According to statistics on Everest, over 3000 people have tried to climb the mountain, 700 of whom have made it. This season, Prakash Dahal, son of the chairman of the Unified Communist Party of Nepal (Maoist), Pushpa Kamal Dahal (aka Prachanda), is leading a batch to the summit. By conquering the ultimate challenge, the party of climbers intends to boost the peace process and drafting of the new Nepali constitution, which is due 28 May. On the trek to the mountain, the team might run into four servicemen sponsored by a British charity group called 'Walking with the Wounded' that helps injured soldiers get on with their lives. There are solo climbing attempts as well. Wasfia Nazreen, a rights activist, development worker and self-proclaimed mountain climber, wants to become the first Bangladeshi woman to scale the mountain. And Sita Rai, a Nepali woman, hopes to perform sirsasan, a type of head-stand yoga, on the top.

The Everest of…
About 300 people have died climbing Everest, and some of their bodies are still frozen up there. In spring 1996, 15 climbers died near the summit, in the 'death zone', the bitterly cold, last 850 meters where the amount of oxygen is one-third the amount at sea level. Eight of them perished within 36 hours of each other, including two experienced guides and six of their clients. 'The Everest mess' is what mountain writer Dave Roberts called it. 

Despite the obvious dangers, however, Mt Everest has become the focus of a whole host of weird and wonderful achievements. In February, Apa 'Super' Sherpa, at age 50, broke his own record by summitting for a remarkable 21st time. But that's not the ultimate 'Everest of Mount Everest records', is it? 

In 1996 an adventurous Swede bicycled all the way from his home country to the base camp, climbed the summit without oxygen, and then pedalled back home. In 2001, a blind climber reached the top by following the sound of a bell jangling from the backpack of a companion in front of him. (By 2008, he had climbed the highest peaks on each of the seven continents.) In 2006, after 40 days of climbing, the first double amputee reached the top. In 2008, the aptly named Senior Citizen Mt Everest Expedition put a 76-year old Nepali climber on top. Three years later, in 2011, a former Nepali foreign minister, age 82, died while trying to break his predecessor's record. The same year, a pair paraglided off the summit and kayaked to the Bay of Bengal, going on to win the National Geographic Adventurers of the Year 2012 award. A year earlier, in 2010, a 13-year old American boy became the youngest person on the summit. This season, a 73-year old Japanese climber is attempting to break her own 2002 record as the oldest woman on the top. And on and on – feats of skill, courage and ingenuity on a peak rising five-and-a-half miles into the sky.  
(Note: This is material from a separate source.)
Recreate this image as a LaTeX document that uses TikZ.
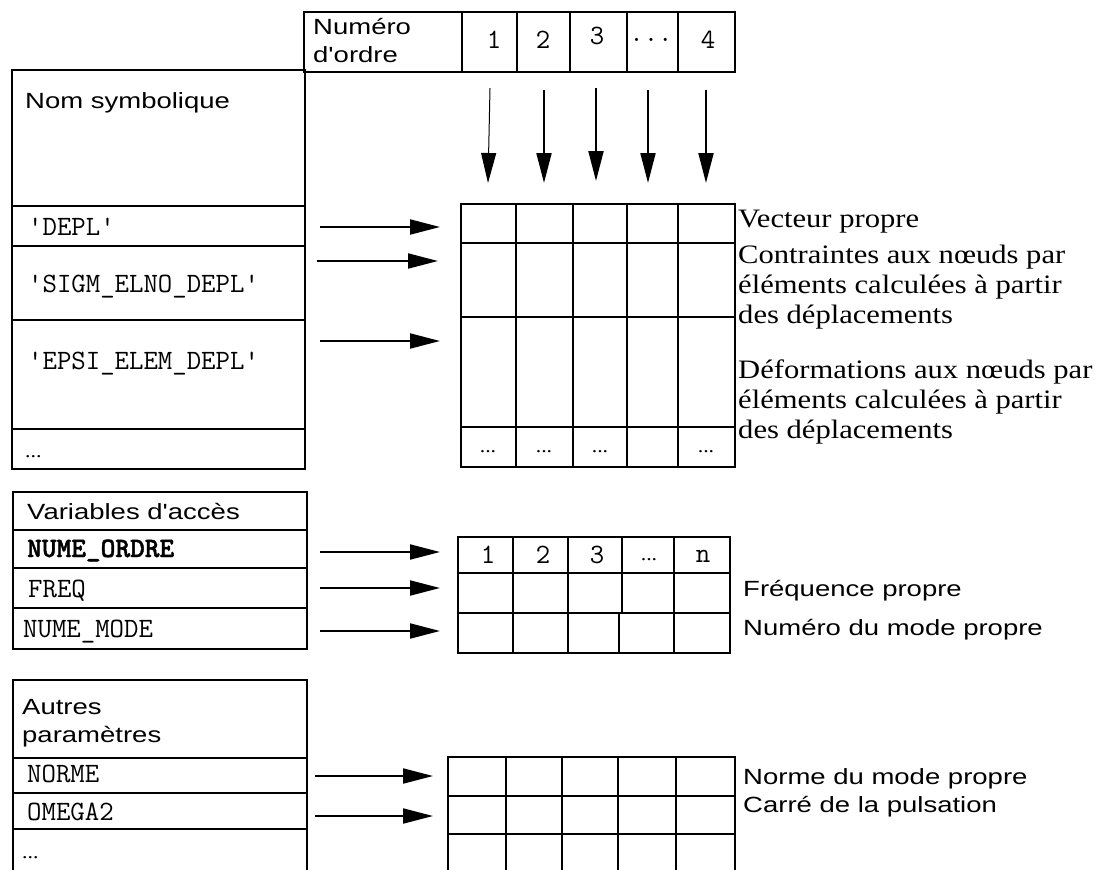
\documentclass[tikz,border=0pt]{standalone}
\usepackage{fontspec}
\usetikzlibrary{arrows.meta}
\newfontfamily\helv[FakeStretch=1.25]{Liberation Sans}
\newfontfamily\tms[FakeStretch=1.15]{Liberation Serif}
\newfontfamily\ttbold{lmmonolt10-bold.otf}[FakeBold=1.5]

\tikzset{
  box/.style={draw, line width=2.2pt},
  arr/.style={draw, line width=2pt, -{Triangle[length=30pt, width=15pt]}},
  lbl/.style={anchor=base west, inner sep=0pt},
  num/.style={anchor=base, inner sep=0pt},
  sanstxt/.style={font=\helv\fontsize{22}{27.5}\selectfont},
  codetxt/.style={font=\ttfamily\fontsize{28}{30}\selectfont},
  codebold/.style={font=\ttbold\fontsize{28}{30}\selectfont},
  romtxt/.style={font=\tms\fontsize{26.6}{30}\selectfont},
  dots/.style={font=\tms\fontsize{19}{20}\selectfont},
}

\begin{document}
\begin{tikzpicture}[x=1pt, y=-1pt]
  \useasboundingbox (0,0) rectangle (1095,870);

  % numero d'ordre
  \path[box] (304,12) rectangle (735,72);
  \foreach \x in {462,517,570,627,678}
    \path[box] (\x,12) -- (\x,72);
  \node[lbl, sanstxt, align=left] (ordre) at (313,62) {Numéro\\d'ordre};
  \node[num, codetxt] (o1) at (494,48) {1};
  \node[num, codetxt] (o2) at (543,48) {2};
  \node[num, codetxt] (o3) at (597,44) {3};
  \node[num, codetxt] (o4) at (651,41) {...};
  \node[num, codetxt] (o5) at (708,48) {4};

  \coordinate (v1a) at (490,88);  \coordinate (v1b) at (488,183);
  \coordinate (v2a) at (544,90);  \coordinate (v2b) at (544,183);
  \coordinate (v3a) at (596,88);  \coordinate (v3b) at (596,181);
  \coordinate (v4a) at (648,90);  \coordinate (v4b) at (648,183);
  \coordinate (v5a) at (706,90);  \coordinate (v5b) at (706,183);
  \draw[arr, line width=1pt] (v1a) -- (v1b);
  \draw[arr] (v2a) -- (v2b);
  \draw[arr] (v3a) -- (v3b);
  \draw[arr] (v4a) -- (v4b);
  \draw[arr] (v5a) -- (v5b);

  % nom symbolique
  \path[box] (12,70) rectangle (305,469);
  \foreach \y in {206,246,320,429}
    \path[box] (12,\y) -- (305,\y);
  \node[lbl, sanstxt] (nom) at (25,108) {Nom symbolique};
  \node[lbl, codetxt] (depl) at (28,235) {'DEPL'};
  \node[lbl, codetxt] (sigm) at (28,292) {'SIGM\_ELNO\_DEPL'};
  \node[lbl, codetxt] (epsi) at (28,369) {'EPSI\_ELEM\_DEPL'};
  \node[lbl, dots] (nomdots) at (25,457) {...};

  \path[box] (461,204) rectangle (735,467);
  \foreach \y in {243,317,427}
    \path[box] (461,\y) -- (735,\y);
  \foreach \x in {516,573,627,678}
    \path[box] (\x,204) -- (\x,467);
  \node[num, dots] (g1) at (488,452) {...};
  \node[num, dots] (g2) at (544,452) {...};
  \node[num, dots] (g3) at (600,452) {...};
  \node[num, dots] (g5) at (706,452) {...};

  \coordinate (deplA) at (320,227);  \coordinate (deplB) at (440,227);
  \coordinate (sigmA) at (317,261);  \coordinate (sigmB) at (438,261);
  \coordinate (epsiA) at (320,341);  \coordinate (epsiB) at (440,341);
  \draw[arr] (deplA) -- (deplB);
  \draw[arr] (sigmA) -- (sigmB);
  \draw[arr] (epsiA) -- (epsiB);

  \node[lbl, romtxt] (vect) at (738,227) {Vecteur propre};
  \node[lbl, romtxt, align=left] (contr) at (738,323)
    {Contraintes aux nœuds par\\éléments calculées à partir\\des déplacements};
  \node[lbl, romtxt, align=left] (deform) at (738,438)
    {Déformations aux nœuds par\\éléments calculées à partir\\des déplacements};

  % variables d'acces
  \path[box] (13,492) rectangle (307,649);
  \foreach \y in {530,568,608}
    \path[box] (13,\y) -- (307,\y);
  \node[lbl, sanstxt] (vars) at (27,519) {Variables d'accès};
  \node[lbl, codebold] (nordre) at (27,557) {NUME\_ORDRE};
  \node[lbl, codetxt] (freq) at (28,597) {FREQ};
  \node[lbl, codetxt] (nmode) at (23,637) {NUME\_MODE};

  \path[box] (458,537) rectangle (730,653);
  \foreach \y in {573,613}
    \path[box] (458,\y) -- (730,\y);
  \foreach \x in {513,568,622,674}
    \path[box] (\x,537) -- (\x,613);
  \foreach \x in {513,568,619,674}
    \path[box] (\x,613) -- (\x,653);
  \node[num, codetxt] (n1) at (488,563) {1};
  \node[num, codetxt] (n2) at (543,563) {2};
  \node[num, codetxt] (n3) at (597,563) {3};
  \node[num, dots] (n4) at (649,560) {...};
  \node[num, codetxt] (n5) at (703,562) {n};

  \coordinate (nordreA) at (320,552);  \coordinate (nordreB) at (440,552);
  \coordinate (freqA) at (320,588);    \coordinate (freqB) at (440,588);
  \coordinate (nmodeA) at (320,631);   \coordinate (nmodeB) at (440,631);
  \draw[arr] (nordreA) -- (nordreB);
  \draw[arr] (freqA) -- (freqB);
  \draw[arr] (nmodeA) -- (nmodeB);

  \node[lbl, sanstxt] (freqlbl) at (743,596) {Fréquence propre};
  \node[lbl, sanstxt] (nmodelbl) at (743,635) {Numéro du mode propre};

  % autres parametres
  \path[box] (13,872) -- (13,680) -- (307,680) -- (307,872);
  \foreach \y in {758,793,829}
    \path[box] (13,\y) -- (307,\y);
  \node[lbl, sanstxt, align=left] (autres) at (22,742) {Autres\\paramètres};
  \node[lbl, codetxt] (norme) at (27,782) {NORME};
  \node[lbl, codetxt] (omega) at (27,820) {OMEGA2};
  \node[lbl, dots] (autdots) at (22,858) {...};

  \path[box] (448,872) -- (448,757) -- (735,757) -- (735,872);
  \foreach \y in {796,834}
    \path[box] (448,\y) -- (735,\y);
  \foreach \x in {506,562,618,676}
    \path[box] (\x,757) -- (\x,872);

  \coordinate (normeA) at (315,776);  \coordinate (normeB) at (433,776);
  \coordinate (omegaA) at (315,816);  \coordinate (omegaB) at (433,816);
  \draw[arr] (normeA) -- (normeB);
  \draw[arr] (omegaA) -- (omegaB);

  \node[lbl, sanstxt] (normelbl) at (743,784) {Norme du mode propre};
  \node[lbl, sanstxt] (omegalbl) at (743,812) {Carré de la pulsation};
\end{tikzpicture}
\end{document}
Typing 'the Everest of' into Google, the veritable 'Everest of Internet search engines', returns, in less than a half second, close to 300,000 links. There is an 'Everest' of everything imaginable, to mean the most daring, towering and absurdly fascinating. Here is a very small sampling: 

'The Everest of Cycles' is a charity ride from London to County Roscommon in Ireland, covering 327 road miles and a ferry boat crossing. 'The Everest of Cricket' is India's Sachin Tendulkar. In literature, 'the Everest of Translation' refers to a new version of Gustave Flaubert's Madame Bovary in which translator Adam Thorpe uses period language to make this 1856 masterpiece, according to The Guardian, 'searingly radical again'. The honour of being 'the Everest of Literature' itself, however, goes to Homer, the ancient Greek who wrote the Illiad and the Odyssey, two Everest-class adventures. 

In the ocean, 'the Everest of the Deep' is a nickname given to the luxury liner Andrea Doria, lying on the seabed of the Atlantic since 1956.  The ultimate 'Everest of the Sea', on the other hand, is the Bass Strait expedition, where kayakers paddle the treacherous open water between Australia and Tasmania, a stretch of 186 miles in 10 days, bucking 20-knot winds and 2-meter swells.